• [What needs to be done]: All of the data that follows should be retyped exactly, please, except the pictures.

--- begin Collected material ---

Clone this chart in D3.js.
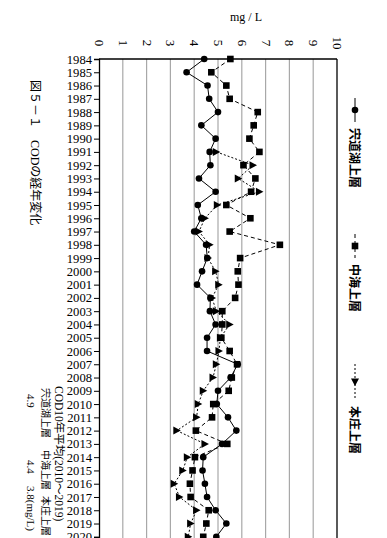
<!DOCTYPE html>
<html><head><meta charset="utf-8">
<script src="https://cdn.jsdelivr.net/npm/d3@7"></script>
<style>
html,body{margin:0;padding:0;background:#fff;}
svg{display:block;}
</style>
</head><body>
<svg id="chart" width="387" height="538"></svg>
<script>
const years = d3.range(1984, 2021);
const xTicks = [0,1,2,3,4,5,6,7,8,9,10];
const seriesNames = ["宍道湖上層", "中海上層", "本庄上層"];
// 宍道湖上層 (circles, solid)
const shinjiko = [4.42,3.68,4.56,4.63,5.0,4.3,4.9,4.65,4.68,4.2,4.9,4.15,4.3,4.0,4.5,4.55,4.33,4.12,4.68,4.66,4.9,4.54,4.54,5.83,5.53,5.0,4.95,5.42,5.77,5.17,4.38,4.35,4.45,4.54,4.9,5.35,4.93];
// 中海上層 (squares, dashed)
const nakaumi = [5.52,4.72,5.35,5.49,6.67,6.5,6.32,6.74,6.07,6.57,6.39,5.35,6.36,5.49,7.6,5.93,5.83,5.86,5.72,5.18,5.18,5.14,5.49,5.8,5.58,5.45,4.8,4.75,4.07,5.39,4.03,3.93,3.82,3.85,4.61,4.51,4.38];
// 本庄上層 (triangles, dotted) – no data before 1991
const honjo = [null,null,null,null,null,null,null,4.93,6.47,5.85,6.74,4.97,4.45,4.2,4.65,4.58,4.9,5.03,4.75,4.93,5.49,5.1,5.04,4.93,4.79,4.38,4.17,4.1,3.27,4.45,3.71,3.52,3.16,3.38,4.1,3.85,3.75];
const captionTitle = "図５－１　CODの経年変化";
const avgTitle = "COD10年平均(2010〜2019)";
const avgValues = ["4.9", "4.4", "3.8(mg/L)"];
const unitLabel = "mg / L";

const svg = d3.select("#chart");
const serif = "'Liberation Serif','Times New Roman',serif";
const jp = "'Liberation Serif','Noto Sans CJK JP',serif";

const x = d3.scaleLinear().domain([0,10]).range([99,337]);
const y = d3.scaleLinear().domain([1984,2020]).range([59,536.8]);

// gridlines
svg.append("g").selectAll("line").data(xTicks.filter(d=>d>0&&d<10)).join("line")
  .attr("x1",d=>x(d)).attr("x2",d=>x(d)).attr("y1",y(1984)).attr("y2",545)
  .attr("stroke","#a8a8a8").attr("stroke-width",1.2);

// frame: top and right
svg.append("line").attr("x1",x(0)).attr("x2",x(10)).attr("y1",y(1984)).attr("y2",y(1984)).attr("stroke","#000").attr("stroke-width",1.3);
svg.append("line").attr("x1",x(10)).attr("x2",x(10)).attr("y1",y(1984)).attr("y2",545).attr("stroke","#000").attr("stroke-width",1.3);

// left axis (years)
const yAxis = svg.append("g").attr("transform",`translate(${x(0)},0)`)
  .call(d3.axisLeft(y).tickValues(years).tickFormat(d3.format("d")).tickSize(5).tickPadding(2));
yAxis.select(".domain").attr("stroke","#000").attr("stroke-width",1.3);
yAxis.selectAll(".tick line").attr("stroke","#000");
yAxis.selectAll("text").attr("font-family",serif).attr("font-size","12.6px").attr("fill","#000");

// top axis (values), rotated labels
const xAxis = svg.append("g").attr("transform",`translate(0,${y(1984)})`)
  .call(d3.axisTop(x).tickValues(xTicks).tickSize(0).tickPadding(0));
xAxis.select(".domain").remove();
xAxis.selectAll(".tick text")
  .attr("font-family",serif).attr("font-size","13px").attr("fill","#000")
  .attr("text-anchor","middle").attr("dominant-baseline","central")
  .attr("y",null).attr("dy",null)
  .attr("transform","translate(0,-16) rotate(90)");

svg.append("text").attr("x",246).attr("y",21).attr("text-anchor","middle")
  .attr("font-family",serif).attr("font-size","12px").text(unitLabel);

// series
function drawSeries(vals, dash, marker){
  const pts = years.map((yr,i)=>({yr,v:vals[i]}));
  const line = d3.line().defined(d=>d.v!=null).x(d=>x(d.v)).y(d=>y(d.yr));
  svg.append("path").datum(pts).attr("d",line).attr("fill","none")
    .attr("stroke","#000").attr("stroke-width",1).attr("stroke-dasharray",dash);
  const g = svg.append("g");
  pts.filter(d=>d.v!=null).forEach(d=>marker(g, x(d.v), y(d.yr)));
}
const circ = (g,cx,cy)=>g.append("circle").attr("cx",cx).attr("cy",cy).attr("r",3.3).attr("fill","#000");
const sq = (g,cx,cy)=>g.append("rect").attr("x",cx-3.3).attr("y",cy-3.3).attr("width",6.6).attr("height",6.6).attr("fill","#000");
const tri = (g,cx,cy)=>g.append("path").attr("d",`M${cx-3.5},${cy-4}L${cx+4},${cy}L${cx-3.5},${cy+4}Z`).attr("fill","#000");

drawSeries(honjo, "2,2", tri);
drawSeries(nakaumi, "4,3", sq);
drawSeries(shinjiko, null, circ);

// legend (rotated)
const lx = 355;
const legend = [
  {name:seriesNames[0], y0:98, dash:null, m:circ},
  {name:seriesNames[1], y0:234, dash:"4,3", m:sq},
  {name:seriesNames[2], y0:364, dash:"2,2", m:tri}
];
legend.forEach((it,i)=>{
  const len = i===2?36:24;
  svg.append("line").attr("x1",lx).attr("x2",lx).attr("y1",it.y0).attr("y2",it.y0+len)
    .attr("stroke","#000").attr("stroke-width",1).attr("stroke-dasharray",it.dash);
  if(i===2){
    svg.append("path").attr("d",`M${lx-4},${it.y0+len/2-3.5}L${lx},${it.y0+len/2+4}L${lx+4},${it.y0+len/2-3.5}Z`).attr("fill","#000");
  } else it.m(svg, lx, it.y0+len/2);
  svg.append("text").attr("transform",`translate(${lx},${it.y0+len+6}) rotate(90)`)
    .attr("dominant-baseline","central").attr("font-family","'Noto Sans CJK JP',sans-serif")
    .attr("font-size","12px").attr("font-weight","bold").text(it.name);
});

// captions (rotated)
function vtext(tx,ty,str,size,font){
  return svg.append("text").attr("transform",`translate(${tx},${ty}) rotate(90)`)
    .attr("dominant-baseline","central").attr("font-family",font||jp)
    .attr("font-size",size).text(str);
}
vtext(35,80,captionTitle,"12px");
vtext(59,386,avgTitle,"11.5px");
vtext(45,388,seriesNames[0],"10px");
vtext(45,450,seriesNames[1],"10px");
vtext(45,496,seriesNames[2],"10px");
vtext(31,394,avgValues[0],"11px",serif);
vtext(31,460,avgValues[1],"11px",serif);
vtext(31,486,avgValues[2],"11px",serif);
</script>
</body></html>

--- end Collected material ---

• [Answer to this exercise]:
Clone this chart in D3.js.
<!DOCTYPE html>
<html><head><meta charset="utf-8">
<script src="https://cdn.jsdelivr.net/npm/d3@7"></script>
<style>
html,body{margin:0;padding:0;background:#fff;}
svg{display:block;}
</style>
</head><body>
<svg id="chart" width="387" height="538"></svg>
<script>
const years = d3.range(1984, 2021);
const xTicks = [0,1,2,3,4,5,6,7,8,9,10];
const seriesNames = ["宍道湖上層", "中海上層", "本庄上層"];
// 宍道湖上層 (circles, solid)
const shinjiko = [4.42,3.68,4.56,4.63,5.0,4.3,4.9,4.65,4.68,4.2,4.9,4.15,4.3,4.0,4.5,4.55,4.33,4.12,4.68,4.66,4.9,4.54,4.54,5.83,5.53,5.0,4.95,5.42,5.77,5.17,4.38,4.35,4.45,4.54,4.9,5.35,4.93];
// 中海上層 (squares, dashed)
const nakaumi = [5.52,4.72,5.35,5.49,6.67,6.5,6.32,6.74,6.07,6.57,6.39,5.35,6.36,5.49,7.6,5.93,5.83,5.86,5.72,5.18,5.18,5.14,5.49,5.8,5.58,5.45,4.8,4.75,4.07,5.39,4.03,3.93,3.82,3.85,4.61,4.51,4.38];
// 本庄上層 (triangles, dotted) – no data before 1991
const honjo = [null,null,null,null,null,null,null,4.93,6.47,5.85,6.74,4.97,4.45,4.2,4.65,4.58,4.9,5.03,4.75,4.93,5.49,5.1,5.04,4.93,4.79,4.38,4.17,4.1,3.27,4.45,3.71,3.52,3.16,3.38,4.1,3.85,3.75];
const captionTitle = "図５－１　CODの経年変化";
const avgTitle = "COD10年平均(2010〜2019)";
const avgValues = ["4.9", "4.4", "3.8(mg/L)"];
const unitLabel = "mg / L";

const svg = d3.select("#chart");
const serif = "'Liberation Serif','Times New Roman',serif";
const jp = "'Liberation Serif','Noto Sans CJK JP',serif";

const x = d3.scaleLinear().domain([0,10]).range([99,337]);
const y = d3.scaleLinear().domain([1984,2020]).range([59,536.8]);

// gridlines
svg.append("g").selectAll("line").data(xTicks.filter(d=>d>0&&d<10)).join("line")
  .attr("x1",d=>x(d)).attr("x2",d=>x(d)).attr("y1",y(1984)).attr("y2",545)
  .attr("stroke","#a8a8a8").attr("stroke-width",1.2);

// frame: top and right
svg.append("line").attr("x1",x(0)).attr("x2",x(10)).attr("y1",y(1984)).attr("y2",y(1984)).attr("stroke","#000").attr("stroke-width",1.3);
svg.append("line").attr("x1",x(10)).attr("x2",x(10)).attr("y1",y(1984)).attr("y2",545).attr("stroke","#000").attr("stroke-width",1.3);

// left axis (years)
const yAxis = svg.append("g").attr("transform",`translate(${x(0)},0)`)
  .call(d3.axisLeft(y).tickValues(years).tickFormat(d3.format("d")).tickSize(5).tickPadding(2));
yAxis.select(".domain").attr("stroke","#000").attr("stroke-width",1.3);
yAxis.selectAll(".tick line").attr("stroke","#000");
yAxis.selectAll("text").attr("font-family",serif).attr("font-size","12.6px").attr("fill","#000");

// top axis (values), rotated labels
const xAxis = svg.append("g").attr("transform",`translate(0,${y(1984)})`)
  .call(d3.axisTop(x).tickValues(xTicks).tickSize(0).tickPadding(0));
xAxis.select(".domain").remove();
xAxis.selectAll(".tick text")
  .attr("font-family",serif).attr("font-size","13px").attr("fill","#000")
  .attr("text-anchor","middle").attr("dominant-baseline","central")
  .attr("y",null).attr("dy",null)
  .attr("transform","translate(0,-16) rotate(90)");

svg.append("text").attr("x",246).attr("y",21).attr("text-anchor","middle")
  .attr("font-family",serif).attr("font-size","12px").text(unitLabel);

// series
function drawSeries(vals, dash, marker){
  const pts = years.map((yr,i)=>({yr,v:vals[i]}));
  const line = d3.line().defined(d=>d.v!=null).x(d=>x(d.v)).y(d=>y(d.yr));
  svg.append("path").datum(pts).attr("d",line).attr("fill","none")
    .attr("stroke","#000").attr("stroke-width",1).attr("stroke-dasharray",dash);
  const g = svg.append("g");
  pts.filter(d=>d.v!=null).forEach(d=>marker(g, x(d.v), y(d.yr)));
}
const circ = (g,cx,cy)=>g.append("circle").attr("cx",cx).attr("cy",cy).attr("r",3.3).attr("fill","#000");
const sq = (g,cx,cy)=>g.append("rect").attr("x",cx-3.3).attr("y",cy-3.3).attr("width",6.6).attr("height",6.6).attr("fill","#000");
const tri = (g,cx,cy)=>g.append("path").attr("d",`M${cx-3.5},${cy-4}L${cx+4},${cy}L${cx-3.5},${cy+4}Z`).attr("fill","#000");

drawSeries(honjo, "2,2", tri);
drawSeries(nakaumi, "4,3", sq);
drawSeries(shinjiko, null, circ);

// legend (rotated)
const lx = 355;
const legend = [
  {name:seriesNames[0], y0:98, dash:null, m:circ},
  {name:seriesNames[1], y0:234, dash:"4,3", m:sq},
  {name:seriesNames[2], y0:364, dash:"2,2", m:tri}
];
legend.forEach((it,i)=>{
  const len = i===2?36:24;
  svg.append("line").attr("x1",lx).attr("x2",lx).attr("y1",it.y0).attr("y2",it.y0+len)
    .attr("stroke","#000").attr("stroke-width",1).attr("stroke-dasharray",it.dash);
  if(i===2){
    svg.append("path").attr("d",`M${lx-4},${it.y0+len/2-3.5}L${lx},${it.y0+len/2+4}L${lx+4},${it.y0+len/2-3.5}Z`).attr("fill","#000");
  } else it.m(svg, lx, it.y0+len/2);
  svg.append("text").attr("transform",`translate(${lx},${it.y0+len+6}) rotate(90)`)
    .attr("dominant-baseline","central").attr("font-family","'Noto Sans CJK JP',sans-serif")
    .attr("font-size","12px").attr("font-weight","bold").text(it.name);
});

// captions (rotated)
function vtext(tx,ty,str,size,font){
  return svg.append("text").attr("transform",`translate(${tx},${ty}) rotate(90)`)
    .attr("dominant-baseline","central").attr("font-family",font||jp)
    .attr("font-size",size).text(str);
}
vtext(35,80,captionTitle,"12px");
vtext(59,386,avgTitle,"11.5px");
vtext(45,388,seriesNames[0],"10px");
vtext(45,450,seriesNames[1],"10px");
vtext(45,496,seriesNames[2],"10px");
vtext(31,394,avgValues[0],"11px",serif);
vtext(31,460,avgValues[1],"11px",serif);
vtext(31,486,avgValues[2],"11px",serif);
</script>
</body></html>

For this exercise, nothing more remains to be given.